Photo Courtesy - Getty Images(NEW YORK) -- Consumer views of current economic conditions start 2011 about as poor as they were across troubled 2010 -- but with tantalizing signs of potential gains ahead.

First the bad part: The ongoing Consumer Comfort Index stands at -45 on its scale of -100 to +100, its second-worst start to a new year in 25 years of weekly polling. That’s four points higher than at the beginning of 2009, but four points lower than in the first week of 2010. The CCI averaged -46 last year, and this week marks the 142nd week in a row it hasn’t exceeded -40, a record by far.

Yet other trends offer grounds for hope. The Labor Department last week said weekly initial unemployment claims fell below 400,000 for the first time since July 2008 -- and historically the CCI has closely correlated with this indicator. Moreover, the Dow Jones Industrial Average jumped 93 points yesterday to its highest close since August 2008. The Dow and the CCI also are aligned closely, with a monthly correlation of .83.
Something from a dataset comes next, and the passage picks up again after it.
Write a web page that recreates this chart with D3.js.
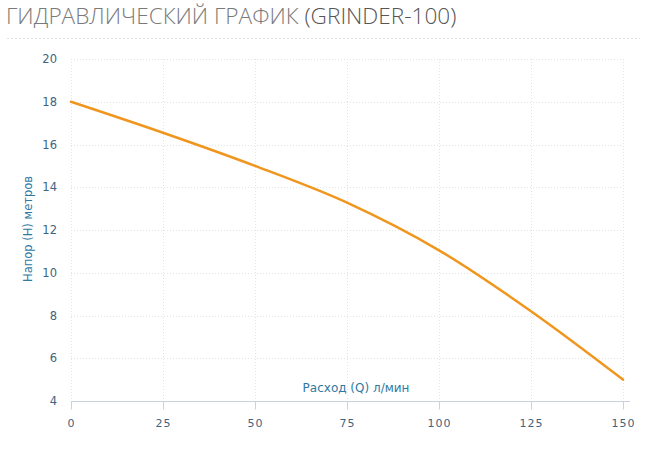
<!DOCTYPE html>
<html><head><meta charset="utf-8">
<script src="https://cdn.jsdelivr.net/npm/d3@7"></script>
<style>
body{margin:0;background:#fff;}
svg{display:block;}
</style></head>
<body><svg id="c" width="662" height="450"></svg>
<script>
const titleText = "ГИДРАВЛИЧЕСКИЙ ГРАФИК";
const titleModel = "(GRINDER-100)";
const xTitle = "Расход (Q) л/мин";
const yTitle = "Напор (H) метров";
const flow = [0, 25, 50, 75, 100, 125, 150];
const head = [18, 16.55, 15.0, 13.28, 11.05, 8.2, 5.0];
const xTicks = [0, 25, 50, 75, 100, 125, 150];
const yTicks = [4, 6, 8, 10, 12, 14, 16, 18, 20];

const svg = d3.select("#c");
const x = d3.scaleLinear().domain([0, 150]).range([71, 623]);
const y = d3.scaleLinear().domain([4, 20]).range([401, 59]);

const t = svg.append("text").attr("x", 6).attr("y", 24)
  .style("font-family", "'Open Sans', sans-serif").style("font-size", "22.6px")
  .style("font-weight", 300).attr("fill", "#7a7a7a");
t.append("tspan").text(titleText + " ");
t.append("tspan").attr("fill", "#555").text(titleModel);

svg.append("line").attr("x1", 7).attr("x2", 640).attr("y1", 38.5).attr("y2", 38.5)
  .attr("stroke", "#e2e2e2").attr("stroke-dasharray", "2,2");

// grid
svg.append("g").selectAll("line").data(yTicks.filter(d => d > 4)).join("line")
  .attr("x1", x(0)).attr("x2", x(150)).attr("y1", d => Math.round(y(d)) + 0.5).attr("y2", d => Math.round(y(d)) + 0.5)
  .attr("stroke", "#e4e4e4").attr("stroke-dasharray", "1,2");
svg.append("g").selectAll("line").data(xTicks).join("line")
  .attr("y1", y(20)).attr("y2", y(4)).attr("x1", d => Math.round(x(d)) + 0.5).attr("x2", d => Math.round(x(d)) + 0.5)
  .attr("stroke", "#e4e4e4").attr("stroke-dasharray", "1,2");

// x axis
const xa = svg.append("g").attr("transform", `translate(0,${Math.round(y(4)) + 0.5})`)
  .call(d3.axisBottom(x).tickValues(xTicks).tickSize(8).tickPadding(10).tickSizeOuter(0));
xa.select(".domain").attr("stroke", "#c8d3dd").attr("d", `M${x(0)},0H${x(150) + 7}`);
xa.selectAll(".tick line").attr("stroke", "#c8d3dd");
xa.selectAll(".tick text").attr("fill", "#3d6580")
  .style("font-family", "'DejaVu Sans', sans-serif").style("font-size", "11px").style("letter-spacing", "1px");

// y axis
const ya = svg.append("g").attr("transform", `translate(${x(0)},0)`)
  .call(d3.axisLeft(y).tickValues(yTicks).tickSize(0).tickPadding(14));
ya.select(".domain").remove();
ya.selectAll(".tick text").attr("fill", "#3d6580")
  .style("font-family", "'DejaVu Sans', sans-serif").style("font-size", "11.5px");

// axis titles
svg.append("text").attr("x", 356).attr("y", 392).attr("text-anchor", "middle")
  .attr("fill", "#2f7aa3").style("font-family", "'DejaVu Sans', sans-serif").style("font-size", "12px")
  .text(xTitle);
svg.append("text").attr("transform", `translate(32,229) rotate(-90)`).attr("text-anchor", "middle")
  .attr("fill", "#2f7aa3").style("font-family", "'DejaVu Sans', sans-serif").style("font-size", "11.5px")
  .text(yTitle);

// curve
const pts = flow.map((f, i) => [f, head[i]]);
svg.append("path").datum(pts)
  .attr("d", d3.line().x(d => x(d[0])).y(d => y(d[1])).curve(d3.curveMonotoneX))
  .attr("fill", "none").attr("stroke", "#f0961e").attr("stroke-width", 2.5).attr("stroke-linecap", "round");
</script></body></html>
There are more reasons to think better things may be in store. Expectations for the economy’s future, as apart from views of current conditions, improved last month. And as noted last week, 2010 was the first year since 2006 that the CCI improved upon its previous year’s annual average. That conjures images of its recovery from the last sharp downturn; after bottoming out at an annual average of -44 in 1992, the index improved to -37 in 1993 -- and then grew steadily until the next (milder) recession in 2001.

The CCI, produced by Langer Research Associates, is based on Americans’ ratings of their current finances, the national economy, and the buying climate. This week just 11 percent rate the national economy positively, 26 percent call it a good time to buy things and 46 percent say their personal finances are in good shape, fewer than a majority for a record 52nd week straight.